2 min read

Gabrielle Zevin, The Storied Life of A.J. Fikry

There are some aspects of this book that I loved, and some that really disappointed me. On the plus side, there is the setting, a quirky bookstore on an island off Cape Cod. It's run by a curmudgeonly widower, the titular A.J. Fikry, and he is joined by a supporting cast of quirky characters whom I would be happy to get to know better.

The best part of the book has to do with Fikry's relationship with a publisher's sales rep, new to the job as the book opens, who periodically visits the island to try to convince him to order titles from her company's catalogue. They are both quick-witted, and their relationship is sweet and marked by charming banter.

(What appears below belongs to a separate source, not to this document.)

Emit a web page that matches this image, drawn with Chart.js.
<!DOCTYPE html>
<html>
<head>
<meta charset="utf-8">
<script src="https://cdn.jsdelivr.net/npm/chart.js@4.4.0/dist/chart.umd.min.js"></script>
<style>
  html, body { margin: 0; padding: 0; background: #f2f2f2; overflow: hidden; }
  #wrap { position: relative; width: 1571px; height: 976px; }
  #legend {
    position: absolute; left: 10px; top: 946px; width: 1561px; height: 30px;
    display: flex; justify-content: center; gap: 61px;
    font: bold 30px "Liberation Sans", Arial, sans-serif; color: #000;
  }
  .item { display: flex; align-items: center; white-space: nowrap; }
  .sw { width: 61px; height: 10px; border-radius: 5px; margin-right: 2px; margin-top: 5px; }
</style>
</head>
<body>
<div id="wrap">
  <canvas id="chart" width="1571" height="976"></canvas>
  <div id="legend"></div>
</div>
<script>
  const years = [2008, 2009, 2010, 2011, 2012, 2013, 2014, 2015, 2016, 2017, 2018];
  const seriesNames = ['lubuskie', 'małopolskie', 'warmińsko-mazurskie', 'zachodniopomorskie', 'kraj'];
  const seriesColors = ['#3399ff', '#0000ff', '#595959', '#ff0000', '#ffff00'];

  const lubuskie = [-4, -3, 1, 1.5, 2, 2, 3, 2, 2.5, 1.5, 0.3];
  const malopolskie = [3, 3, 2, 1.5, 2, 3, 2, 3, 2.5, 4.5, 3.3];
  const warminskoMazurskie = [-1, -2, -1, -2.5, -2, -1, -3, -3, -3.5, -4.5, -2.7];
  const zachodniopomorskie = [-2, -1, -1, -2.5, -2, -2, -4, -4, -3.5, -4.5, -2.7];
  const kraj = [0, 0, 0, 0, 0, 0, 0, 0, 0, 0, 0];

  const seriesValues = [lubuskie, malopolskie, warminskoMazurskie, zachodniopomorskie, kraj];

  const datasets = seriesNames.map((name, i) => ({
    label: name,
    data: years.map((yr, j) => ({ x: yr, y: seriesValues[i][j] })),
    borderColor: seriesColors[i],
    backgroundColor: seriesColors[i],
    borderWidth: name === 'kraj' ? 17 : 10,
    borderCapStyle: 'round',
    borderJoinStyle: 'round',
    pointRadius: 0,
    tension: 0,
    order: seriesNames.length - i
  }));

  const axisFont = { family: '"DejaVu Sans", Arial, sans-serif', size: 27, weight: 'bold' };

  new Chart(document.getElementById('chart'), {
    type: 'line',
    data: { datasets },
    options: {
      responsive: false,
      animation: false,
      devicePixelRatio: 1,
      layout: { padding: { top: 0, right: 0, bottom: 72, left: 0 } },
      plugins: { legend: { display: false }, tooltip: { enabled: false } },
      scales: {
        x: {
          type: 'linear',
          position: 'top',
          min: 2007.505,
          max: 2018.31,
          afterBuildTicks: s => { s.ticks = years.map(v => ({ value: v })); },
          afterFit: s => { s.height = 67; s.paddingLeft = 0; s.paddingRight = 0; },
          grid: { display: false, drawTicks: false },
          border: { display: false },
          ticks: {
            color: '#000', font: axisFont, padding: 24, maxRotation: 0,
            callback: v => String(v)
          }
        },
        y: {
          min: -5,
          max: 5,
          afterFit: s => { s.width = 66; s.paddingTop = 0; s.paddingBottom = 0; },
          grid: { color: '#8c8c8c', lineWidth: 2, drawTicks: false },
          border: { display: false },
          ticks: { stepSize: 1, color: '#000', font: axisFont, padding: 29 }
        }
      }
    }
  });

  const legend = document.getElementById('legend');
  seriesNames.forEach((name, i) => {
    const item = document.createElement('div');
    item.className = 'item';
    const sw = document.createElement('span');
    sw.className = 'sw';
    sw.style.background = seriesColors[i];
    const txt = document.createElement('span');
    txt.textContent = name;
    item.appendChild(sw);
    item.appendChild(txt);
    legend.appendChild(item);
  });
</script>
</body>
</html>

This is all good. Indeed, I could have spent a twelve-book series in this store and with these people, slowly watching their lives unfold over author events and the small dramas and mysteries of life. Alas, the story I would have enjoyed across 3000 pages is served to us in fewer than 300.

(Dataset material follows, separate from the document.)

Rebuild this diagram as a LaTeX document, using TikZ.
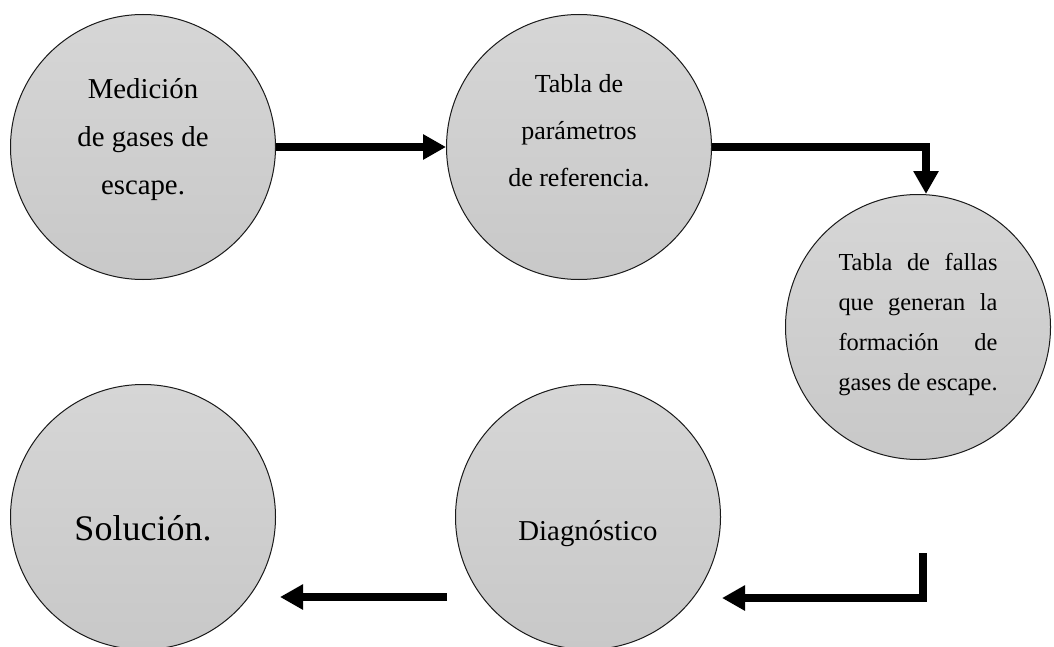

There are parts of the book where we skip ahead years, as if the whole life of this A.J. Fikry simply must be shoehorned into the space of a single book. I hate this. For one thing, I find it depressing when whole years flash by with the turn of a page. But I also feel that these jumps forward in time distance us from the characters.

The child we're getting to know at 5 is in high school a page or two later, and now we don't know her at all. And I really don't think there's any advantage to this approach, to our being shown so long a stretch of our characters' lives. A sliver of that time, delivered unrushed, would have been far sweeter.